(Excerpt from a dataset)
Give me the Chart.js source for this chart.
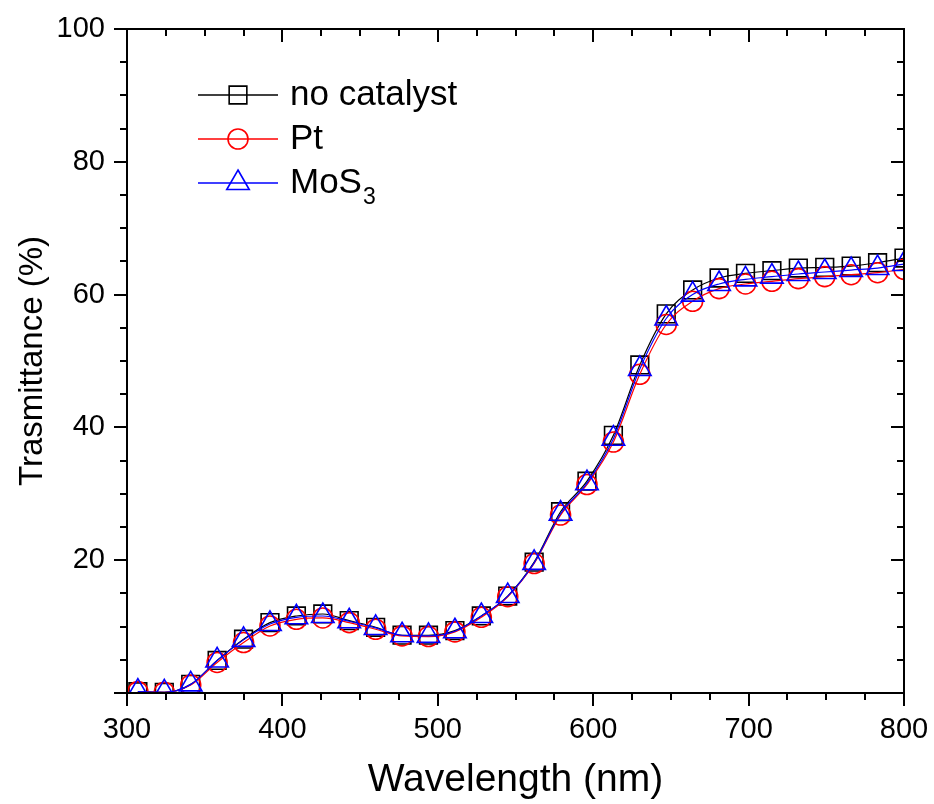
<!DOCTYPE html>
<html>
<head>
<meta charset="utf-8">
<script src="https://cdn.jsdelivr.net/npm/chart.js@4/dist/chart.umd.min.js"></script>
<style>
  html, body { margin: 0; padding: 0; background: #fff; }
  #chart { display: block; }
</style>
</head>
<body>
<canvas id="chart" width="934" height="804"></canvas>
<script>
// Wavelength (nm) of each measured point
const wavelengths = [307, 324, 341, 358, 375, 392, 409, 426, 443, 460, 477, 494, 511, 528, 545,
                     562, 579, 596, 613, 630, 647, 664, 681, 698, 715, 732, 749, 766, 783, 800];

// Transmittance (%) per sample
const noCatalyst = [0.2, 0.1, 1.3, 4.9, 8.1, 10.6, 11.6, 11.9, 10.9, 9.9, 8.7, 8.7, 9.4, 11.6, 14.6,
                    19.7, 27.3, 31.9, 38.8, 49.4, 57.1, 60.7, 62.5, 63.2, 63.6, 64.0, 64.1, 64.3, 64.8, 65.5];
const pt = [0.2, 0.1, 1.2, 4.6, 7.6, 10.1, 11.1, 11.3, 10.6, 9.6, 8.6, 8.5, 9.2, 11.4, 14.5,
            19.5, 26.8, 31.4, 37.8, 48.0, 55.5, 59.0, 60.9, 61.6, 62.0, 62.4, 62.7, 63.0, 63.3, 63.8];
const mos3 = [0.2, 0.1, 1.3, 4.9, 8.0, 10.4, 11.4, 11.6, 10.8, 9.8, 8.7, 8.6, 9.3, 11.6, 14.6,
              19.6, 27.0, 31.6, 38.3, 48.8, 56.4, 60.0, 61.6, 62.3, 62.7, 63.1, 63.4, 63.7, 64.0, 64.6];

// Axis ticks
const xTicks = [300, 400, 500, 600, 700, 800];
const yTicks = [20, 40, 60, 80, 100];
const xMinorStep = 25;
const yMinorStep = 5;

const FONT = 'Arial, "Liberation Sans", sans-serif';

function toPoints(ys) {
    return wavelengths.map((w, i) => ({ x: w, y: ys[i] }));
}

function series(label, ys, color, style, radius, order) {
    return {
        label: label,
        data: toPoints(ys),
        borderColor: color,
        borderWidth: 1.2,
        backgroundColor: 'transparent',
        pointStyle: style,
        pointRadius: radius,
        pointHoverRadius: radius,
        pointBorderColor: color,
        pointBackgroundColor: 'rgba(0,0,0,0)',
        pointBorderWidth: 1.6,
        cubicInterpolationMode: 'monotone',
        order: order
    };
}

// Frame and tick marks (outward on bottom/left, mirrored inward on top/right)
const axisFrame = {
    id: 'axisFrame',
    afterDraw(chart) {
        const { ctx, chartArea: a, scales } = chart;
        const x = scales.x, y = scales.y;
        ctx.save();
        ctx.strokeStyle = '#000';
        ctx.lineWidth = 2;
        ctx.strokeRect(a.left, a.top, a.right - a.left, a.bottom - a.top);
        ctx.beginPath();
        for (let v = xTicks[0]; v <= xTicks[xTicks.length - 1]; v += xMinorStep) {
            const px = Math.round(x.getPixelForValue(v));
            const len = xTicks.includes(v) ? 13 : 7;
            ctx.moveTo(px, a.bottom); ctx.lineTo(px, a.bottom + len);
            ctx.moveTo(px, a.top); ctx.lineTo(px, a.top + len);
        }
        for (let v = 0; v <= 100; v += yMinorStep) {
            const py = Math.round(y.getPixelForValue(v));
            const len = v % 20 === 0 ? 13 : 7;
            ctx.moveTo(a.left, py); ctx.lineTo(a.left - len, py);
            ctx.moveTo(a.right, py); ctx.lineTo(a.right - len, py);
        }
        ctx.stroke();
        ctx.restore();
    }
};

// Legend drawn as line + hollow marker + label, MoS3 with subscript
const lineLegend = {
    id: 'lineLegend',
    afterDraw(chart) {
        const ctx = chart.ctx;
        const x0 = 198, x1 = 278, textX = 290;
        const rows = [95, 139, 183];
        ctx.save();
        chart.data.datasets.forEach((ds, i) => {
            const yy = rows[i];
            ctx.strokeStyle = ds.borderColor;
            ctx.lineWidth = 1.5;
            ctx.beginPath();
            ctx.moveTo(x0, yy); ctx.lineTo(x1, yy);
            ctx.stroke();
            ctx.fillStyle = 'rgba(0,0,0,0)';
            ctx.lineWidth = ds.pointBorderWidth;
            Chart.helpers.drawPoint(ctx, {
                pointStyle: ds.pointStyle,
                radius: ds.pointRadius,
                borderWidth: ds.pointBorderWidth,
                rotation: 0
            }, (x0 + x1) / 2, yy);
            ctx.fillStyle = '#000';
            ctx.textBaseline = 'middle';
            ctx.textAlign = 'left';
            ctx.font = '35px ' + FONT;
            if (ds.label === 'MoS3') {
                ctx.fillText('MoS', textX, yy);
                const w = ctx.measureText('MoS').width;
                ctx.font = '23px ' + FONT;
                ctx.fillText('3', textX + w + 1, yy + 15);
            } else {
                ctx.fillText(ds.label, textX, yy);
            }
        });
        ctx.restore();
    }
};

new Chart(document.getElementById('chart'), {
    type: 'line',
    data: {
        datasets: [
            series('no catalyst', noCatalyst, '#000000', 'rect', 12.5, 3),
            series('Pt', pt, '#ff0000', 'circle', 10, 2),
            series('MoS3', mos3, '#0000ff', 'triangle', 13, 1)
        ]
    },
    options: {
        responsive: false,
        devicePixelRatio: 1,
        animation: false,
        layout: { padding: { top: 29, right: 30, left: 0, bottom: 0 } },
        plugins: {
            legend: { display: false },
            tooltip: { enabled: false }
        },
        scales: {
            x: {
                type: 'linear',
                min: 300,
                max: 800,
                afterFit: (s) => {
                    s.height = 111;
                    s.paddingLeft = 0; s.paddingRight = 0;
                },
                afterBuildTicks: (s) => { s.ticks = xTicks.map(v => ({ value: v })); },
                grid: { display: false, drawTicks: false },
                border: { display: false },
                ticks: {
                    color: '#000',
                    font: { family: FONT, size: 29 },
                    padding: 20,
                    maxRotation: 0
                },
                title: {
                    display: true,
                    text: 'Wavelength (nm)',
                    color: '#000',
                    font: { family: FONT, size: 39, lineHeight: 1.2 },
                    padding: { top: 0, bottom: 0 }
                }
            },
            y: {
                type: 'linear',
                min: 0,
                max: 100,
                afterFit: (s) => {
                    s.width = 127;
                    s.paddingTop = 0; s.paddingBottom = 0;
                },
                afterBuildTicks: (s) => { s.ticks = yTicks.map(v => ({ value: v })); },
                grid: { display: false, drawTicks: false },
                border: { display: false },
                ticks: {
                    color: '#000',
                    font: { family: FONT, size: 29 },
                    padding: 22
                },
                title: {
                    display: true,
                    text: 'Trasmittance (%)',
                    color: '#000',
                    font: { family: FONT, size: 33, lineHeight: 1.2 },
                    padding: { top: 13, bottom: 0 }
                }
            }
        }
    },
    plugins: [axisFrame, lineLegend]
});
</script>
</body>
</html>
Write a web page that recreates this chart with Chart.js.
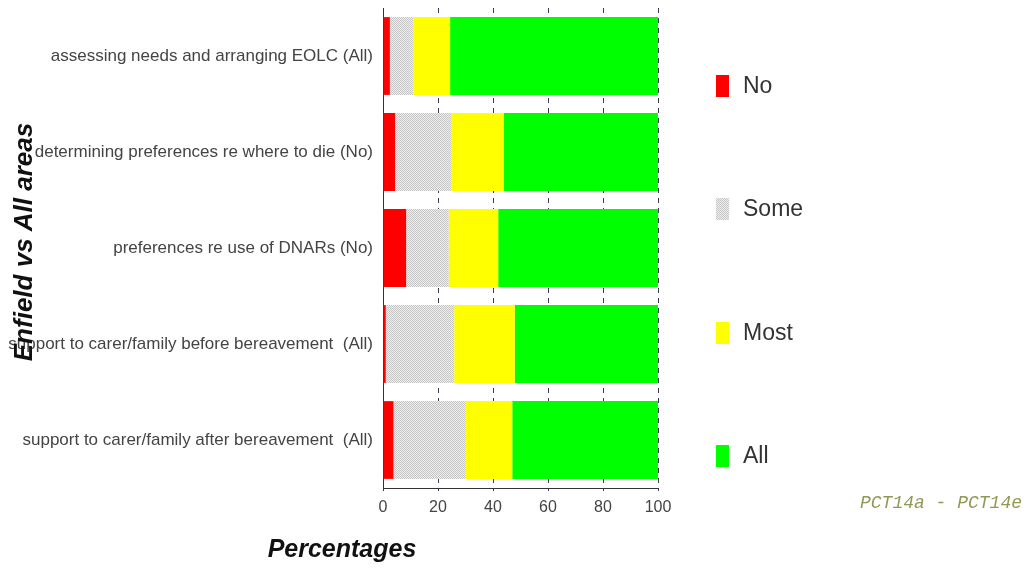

What is being asked. Copy the records above exactly, omitting every picture.

Exercise response.
Give me the Chart.js source for this chart.
<!DOCTYPE html>
<html>
<head>
<meta charset="utf-8">
<script src="https://cdn.jsdelivr.net/npm/chart.js@4/dist/chart.umd.min.js"></script>
<style>
  html, body { margin: 0; padding: 0; background: #fff; }
  #chart { display: block; }
</style>
</head>
<body>
<canvas id="chart" width="934" height="804"></canvas>
<script>
// Wavelength (nm) of each measured point
const wavelengths = [307, 324, 341, 358, 375, 392, 409, 426, 443, 460, 477, 494, 511, 528, 545,
                     562, 579, 596, 613, 630, 647, 664, 681, 698, 715, 732, 749, 766, 783, 800];

// Transmittance (%) per sample
const noCatalyst = [0.2, 0.1, 1.3, 4.9, 8.1, 10.6, 11.6, 11.9, 10.9, 9.9, 8.7, 8.7, 9.4, 11.6, 14.6,
                    19.7, 27.3, 31.9, 38.8, 49.4, 57.1, 60.7, 62.5, 63.2, 63.6, 64.0, 64.1, 64.3, 64.8, 65.5];
const pt = [0.2, 0.1, 1.2, 4.6, 7.6, 10.1, 11.1, 11.3, 10.6, 9.6, 8.6, 8.5, 9.2, 11.4, 14.5,
            19.5, 26.8, 31.4, 37.8, 48.0, 55.5, 59.0, 60.9, 61.6, 62.0, 62.4, 62.7, 63.0, 63.3, 63.8];
const mos3 = [0.2, 0.1, 1.3, 4.9, 8.0, 10.4, 11.4, 11.6, 10.8, 9.8, 8.7, 8.6, 9.3, 11.6, 14.6,
              19.6, 27.0, 31.6, 38.3, 48.8, 56.4, 60.0, 61.6, 62.3, 62.7, 63.1, 63.4, 63.7, 64.0, 64.6];

// Axis ticks
const xTicks = [300, 400, 500, 600, 700, 800];
const yTicks = [20, 40, 60, 80, 100];
const xMinorStep = 25;
const yMinorStep = 5;

const FONT = 'Arial, "Liberation Sans", sans-serif';

function toPoints(ys) {
    return wavelengths.map((w, i) => ({ x: w, y: ys[i] }));
}

function series(label, ys, color, style, radius, order) {
    return {
        label: label,
        data: toPoints(ys),
        borderColor: color,
        borderWidth: 1.2,
        backgroundColor: 'transparent',
        pointStyle: style,
        pointRadius: radius,
        pointHoverRadius: radius,
        pointBorderColor: color,
        pointBackgroundColor: 'rgba(0,0,0,0)',
        pointBorderWidth: 1.6,
        cubicInterpolationMode: 'monotone',
        order: order
    };
}

// Frame and tick marks (outward on bottom/left, mirrored inward on top/right)
const axisFrame = {
    id: 'axisFrame',
    afterDraw(chart) {
        const { ctx, chartArea: a, scales } = chart;
        const x = scales.x, y = scales.y;
        ctx.save();
        ctx.strokeStyle = '#000';
        ctx.lineWidth = 2;
        ctx.strokeRect(a.left, a.top, a.right - a.left, a.bottom - a.top);
        ctx.beginPath();
        for (let v = xTicks[0]; v <= xTicks[xTicks.length - 1]; v += xMinorStep) {
            const px = Math.round(x.getPixelForValue(v));
            const len = xTicks.includes(v) ? 13 : 7;
            ctx.moveTo(px, a.bottom); ctx.lineTo(px, a.bottom + len);
            ctx.moveTo(px, a.top); ctx.lineTo(px, a.top + len);
        }
        for (let v = 0; v <= 100; v += yMinorStep) {
            const py = Math.round(y.getPixelForValue(v));
            const len = v % 20 === 0 ? 13 : 7;
            ctx.moveTo(a.left, py); ctx.lineTo(a.left - len, py);
            ctx.moveTo(a.right, py); ctx.lineTo(a.right - len, py);
        }
        ctx.stroke();
        ctx.restore();
    }
};

// Legend drawn as line + hollow marker + label, MoS3 with subscript
const lineLegend = {
    id: 'lineLegend',
    afterDraw(chart) {
        const ctx = chart.ctx;
        const x0 = 198, x1 = 278, textX = 290;
        const rows = [95, 139, 183];
        ctx.save();
        chart.data.datasets.forEach((ds, i) => {
            const yy = rows[i];
            ctx.strokeStyle = ds.borderColor;
            ctx.lineWidth = 1.5;
            ctx.beginPath();
            ctx.moveTo(x0, yy); ctx.lineTo(x1, yy);
            ctx.stroke();
            ctx.fillStyle = 'rgba(0,0,0,0)';
            ctx.lineWidth = ds.pointBorderWidth;
            Chart.helpers.drawPoint(ctx, {
                pointStyle: ds.pointStyle,
                radius: ds.pointRadius,
                borderWidth: ds.pointBorderWidth,
                rotation: 0
            }, (x0 + x1) / 2, yy);
            ctx.fillStyle = '#000';
            ctx.textBaseline = 'middle';
            ctx.textAlign = 'left';
            ctx.font = '35px ' + FONT;
            if (ds.label === 'MoS3') {
                ctx.fillText('MoS', textX, yy);
                const w = ctx.measureText('MoS').width;
                ctx.font = '23px ' + FONT;
                ctx.fillText('3', textX + w + 1, yy + 15);
            } else {
                ctx.fillText(ds.label, textX, yy);
            }
        });
        ctx.restore();
    }
};

new Chart(document.getElementById('chart'), {
    type: 'line',
    data: {
        datasets: [
            series('no catalyst', noCatalyst, '#000000', 'rect', 12.5, 3),
            series('Pt', pt, '#ff0000', 'circle', 10, 2),
            series('MoS3', mos3, '#0000ff', 'triangle', 13, 1)
        ]
    },
    options: {
        responsive: false,
        devicePixelRatio: 1,
        animation: false,
        layout: { padding: { top: 29, right: 30, left: 0, bottom: 0 } },
        plugins: {
            legend: { display: false },
            tooltip: { enabled: false }
        },
        scales: {
            x: {
                type: 'linear',
                min: 300,
                max: 800,
                afterFit: (s) => {
                    s.height = 111;
                    s.paddingLeft = 0; s.paddingRight = 0;
                },
                afterBuildTicks: (s) => { s.ticks = xTicks.map(v => ({ value: v })); },
                grid: { display: false, drawTicks: false },
                border: { display: false },
                ticks: {
                    color: '#000',
                    font: { family: FONT, size: 29 },
                    padding: 20,
                    maxRotation: 0
                },
                title: {
                    display: true,
                    text: 'Wavelength (nm)',
                    color: '#000',
                    font: { family: FONT, size: 39, lineHeight: 1.2 },
                    padding: { top: 0, bottom: 0 }
                }
            },
            y: {
                type: 'linear',
                min: 0,
                max: 100,
                afterFit: (s) => {
                    s.width = 127;
                    s.paddingTop = 0; s.paddingBottom = 0;
                },
                afterBuildTicks: (s) => { s.ticks = yTicks.map(v => ({ value: v })); },
                grid: { display: false, drawTicks: false },
                border: { display: false },
                ticks: {
                    color: '#000',
                    font: { family: FONT, size: 29 },
                    padding: 22
                },
                title: {
                    display: true,
                    text: 'Trasmittance (%)',
                    color: '#000',
                    font: { family: FONT, size: 33, lineHeight: 1.2 },
                    padding: { top: 13, bottom: 0 }
                }
            }
        }
    },
    plugins: [axisFrame, lineLegend]
});
</script>
</body>
</html>
Write a web page that recreates this chart with Chart.js.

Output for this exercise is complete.